La droite bonapartiste
Il y a aussi en France la droite bonapartiste telle que définie par René Rémond, qui se définit surtout par son caractère plébiscitaire, sa méfiance envers les parlementaires qui privent le peuple de la parole politique. On retrouve cette mouvance autour du Général Boulanger, de certaines ligues des années 30 comme les Croix de feu16, ou plus tard De Gaulle, dont les dernières incarnations ont pu être Philippe Seguin, Jacques Chaban-Delmas ou d’une certaine façon Chevènement prolongeant la synthèse des gaullistes sociaux de l’UDT17. Actuellement, c’est surtout représenté par ce qu’on appelle les souverainistes.

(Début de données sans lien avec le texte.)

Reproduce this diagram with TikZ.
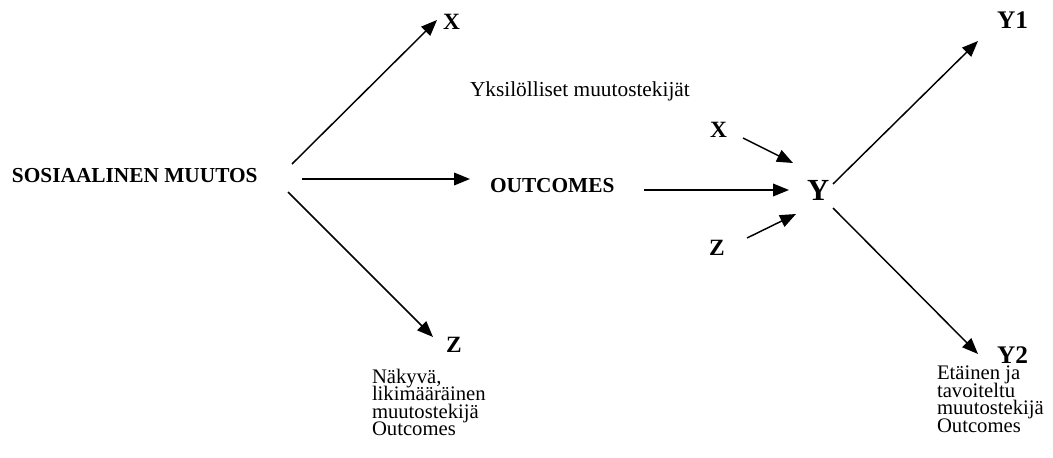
\documentclass[tikz,border=0pt]{standalone}
\usepackage{fontspec}
\setmainfont{Liberation Serif}
\usetikzlibrary{arrows.meta}
\newcommand\mytightlines{\lineskiplimit=-100pt\relax\lineskip=0pt\relax}
\tikzset{
  lbl/.style={inner sep=0pt, outer sep=0pt, anchor=base west},
  big/.style={lbl, font=\fontsize{16}{16}\selectfont\bfseries},
  var/.style={lbl, font=\fontsize{17.5}{17.5}\selectfont\bfseries},
  plain/.style={lbl, font=\fontsize{16}{16}\selectfont},
  note/.style={lbl, align=left, font=\fontsize{15.5}{13.1}\selectfont\mytightlines},
  arr/.style={line width=1.1pt, -{Triangle[length=12pt,width=9.5pt]}},
}
\begin{document}
\begin{tikzpicture}[x=0.75pt,y=-0.75pt]
\useasboundingbox (0,0) rectangle (1053,457);
% labels
\node[big] (soc) at (12,182) {SOSIAALINEN MUUTOS};
\node[var] (xa) at (443,29) {X};
\node[big] (out) at (490,192) {OUTCOMES};
\node[var] (za) at (446,352) {Z};
\node[plain] (yks) at (470,96) {Yksilölliset muutostekijät};
\node[var] (xb) at (710,137) {X};
\node[var] (zb) at (709,255) {Z};
\node[lbl, font=\fontsize{23}{23}\selectfont\bfseries] (y) at (807,200) {Y};
\node[lbl, font=\fontsize{19}{19}\selectfont\bfseries] (y1) at (997,28) {Y1};
\node[lbl, font=\fontsize{19}{19}\selectfont\bfseries] (y2) at (997,363) {Y2};
\node[note, anchor=north west] (nak) at (372,369) {Näkyvä,\\likimääräinen\\muutostekijä\\Outcomes};
\node[note, anchor=north west] (eta) at (937,366) {Etäinen ja\\tavoiteltu\\muutostekijä\\Outcomes};
% arrow end points
\coordinate (s1) at (292,164); \coordinate (t1) at (437,20);
\coordinate (s2) at (302,179); \coordinate (t2) at (470,179);
\coordinate (s3) at (288,192); \coordinate (t3) at (433,337);
\coordinate (s4) at (644,190); \coordinate (t4) at (789,190);
\coordinate (s5) at (743,138); \coordinate (t5) at (793,163);
\coordinate (s6) at (747,238); \coordinate (t6) at (796,214);
\coordinate (s7) at (833,184); \coordinate (t7) at (978,41);
\coordinate (s8) at (833,208); \coordinate (t8) at (978,354);
\draw[arr] (s1) -- (t1);
\draw[arr] (s2) -- (t2);
\draw[arr] (s3) -- (t3);
\draw[arr] (s4) -- (t4);
\draw[arr] (s5) -- (t5);
\draw[arr] (s6) -- (t6);
\draw[arr] (s7) -- (t7);
\draw[arr] (s8) -- (t8);
\end{tikzpicture}
\end{document}
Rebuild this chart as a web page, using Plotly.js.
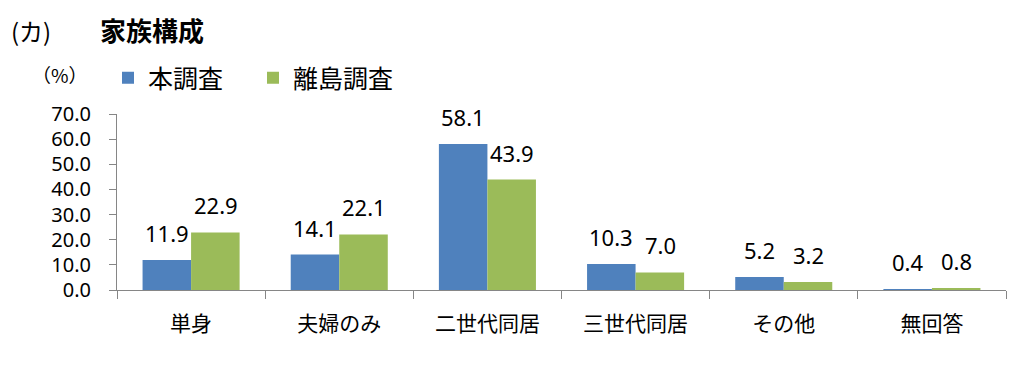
<!DOCTYPE html>
<html><head><meta charset="utf-8">
<script src="https://cdn.plot.ly/plotly-3.0.1.min.js"></script>
<style>body{margin:0;background:#fff}#c{width:1024px;height:368px}</style>
</head><body><div id="c"></div>
<script>
const categories = ['単身','夫婦のみ','二世代同居','三世代同居','その他','無回答'];
const honChosa = [11.9, 14.1, 58.1, 10.3, 5.2, 0.4];
const ritouChosa = [22.9, 22.1, 43.9, 7.0, 3.2, 0.8];
const seriesNames = ['本調査','離島調査'];
const yTicks = [0,10,20,30,40,50,60,70];

const F = '"Noto Sans CJK JP", "Noto Sans", sans-serif';
const N = '"Noto Sans", sans-serif';
const mk = (vals, name, color) => ({
  type:'bar', x:categories, y:vals, name:name,
  marker:{color:color, line:{width:0}}, cliponaxis:false
});
const data = [mk(honChosa, seriesNames[0], '#4F81BD'), mk(ritouChosa, seriesNames[1], '#9BBB59')];

const labelAnn = [];
[[honChosa,-24.5],[ritouChosa,24.5]].forEach(([vals,dx])=>{
  vals.forEach((v,i)=>labelAnn.push({
    x:categories[i], y:v, xref:'x', yref:'y', text:v.toFixed(1), showarrow:false,
    xanchor:'center', yanchor:'middle', xshift:dx, yshift:27,
    font:{size:22, family:N, color:'#000'}
  }));
});

const px = v => (v-117)/889, py = v => (290-v)/176;
const layout = {
  width:1024, height:368,
  margin:{l:117, r:18, t:114, b:78},
  paper_bgcolor:'#fff', plot_bgcolor:'#fff',
  font:{family:F, color:'#000'},
  barmode:'group', bargap:0.345, bargroupgap:0,
  showlegend:true,
  legend:{orientation:'h', x:px(108), xanchor:'left', y:py(78), yanchor:'middle',
    font:{size:25, family:F}, entrywidth:100, itemwidth:30, bgcolor:'rgba(0,0,0,0)'},
  xaxis:{showline:true, linecolor:'#868686', linewidth:1, ticks:'outside', ticklen:8,
    tickcolor:'#868686', tickson:'boundaries', tickfont:{size:21, family:F}, showgrid:false,
    ticklabelstandoff:15},
  yaxis:{range:[0,70], tickvals:yTicks, tickformat:'.1f', showline:true, linecolor:'#868686',
    ticks:'outside', ticklen:7, tickcolor:'#868686', showgrid:false, zeroline:false,
    tickfont:{size:20, family:N}, ticklabelstandoff:14},
  annotations:[
    {text:'(カ)', xref:'paper', yref:'paper', x:px(9), y:py(31), xanchor:'left', yanchor:'middle',
      showarrow:false, font:{size:24, family:F}},
    {text:'<b>家族構成</b>', xref:'paper', yref:'paper', x:px(98), xanchor:'left', y:py(29), yanchor:'middle', showarrow:false, font:{size:26, family:F}},
    {text:'（%）', xref:'paper', yref:'paper', x:px(30), xanchor:'left', y:py(75), yanchor:'middle', showarrow:false, font:{size:19, family:F}}
  ].concat(labelAnn)
};
Plotly.newPlot('c', data, layout, {displayModeBar:false, staticPlot:true});
</script></body></html>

L’absence de fascisme français
Depuis Zeev Sternhell18, traîne l’idée approximative de l’origine française du fascisme. Or, en y regardant de près, la définition du fascisme de Sternhell est qu’il s’agit de toute idéologie n’étant ni libérale, ni marxiste, et que le point central du fascisme, est le rejet de l’héritage philosophiques des Lumières. Évidemment, avec une définition si large, à peu près tout en dehors du libéralisme et du marxisme y rentre.
Si on veut faire une définition rigoureuse du fascisme, c’est un mouvement centralisateur19 anti-marxiste, certes capitaliste, mais contre l’usure20 21 et anti-électoraliste22 23. En dehors de très éphémères expériences dans l’entre-deux-guerres24 ou durant la seconde guerre mondiale, le bref panorama dressé plus haut montre qu’aucun mouvement significatif en terme de membres, peut à proprement parler être qualifié de fasciste au sein de la droite nationale française.
Toute qualification de fascisme d’un mouvement patriotique français est avant tout une stratégie de reduction ad mussolinium et donc ad hitlerum, mais ne répond à aucun souci de rigueur ou d’honnêteté intellectuelle.Notes
[1] Il s’agit ici essentiellement de la gauche sociétale, issue de la deuxième gauche, née autour de la revue Telos aux États-Unis.
[2] Le fameux liberté, égalité, fraternité.
[3] Sur une définition assez proche d’Ernest Renan et de son « Qu’est-ce qu’une nation ? », et certainement pas « völkisch », ce qui s’explique, vu la germanophobie de Maurras.
[4] Marion Sigaut explique très bien comment les expériences économiques des physiocrates, ancêtres des libéraux, sont une explication à la chute de la monarchie. http://www.dailymotion.com/video/xy17ze_alain-soral-marion-sigaut-comprendre-les-lumieres-1-2_news
[5] Maurras était proche d’Alphonse Daudet dans sa jeunesse.
[6] Le syndicalisme révolutionnaire est un courant du socialisme, s’opposant au marxisme sur la question du sens de l’histoire. Si Marx croit en un sens de l’histoire, Sorel, en héritier de Nietzsche, a plutôt une vision cyclique du temps, et rejette les visions téléologiques de l’histoire.
[7] Cf. Les Méfaits des intellectuels, éditions Kontre Kulture. Berth souhaitait faire une synthèse entre les pensées de Maurras et de Sorel suivant le schéma Apollon et Dionysos, Apollon étant Maurras, le grand classique et Dionysos, Sorel, le romantique. Cf Édouard Berth ou le socialisme héroïque (Sorel – Maurras – Lénine), Alain de Benoist, édition Pardès. Après une brouille avec Valois vers 1917, il se rapprocha de Henri Barbusse et de la revue Clarté, avant de revenir au syndicalisme-révolutionnaire, par déception de l’expérience soviétique, ayant déjà perçu ses dérives autoritaires. De même il fut toujours très hostile à Mussolini pour excès d’étatisme.
[8] Cf. Textes choisis, réunissant Réflexions sur la violence, Les Illusions du progrès et La Décomposition du marxisme, éditions Kontre Kulture. L’une des idées centrale de son œuvre est la défense d’un mythe mobilisateur, celui de la grève générale, opposant la mauvaise force de l’État à la bonne violence de la révolte prolétarienne.
[9] Cf. Les Cahiers du Cercle Proudhon, éditions Kontre Kulture.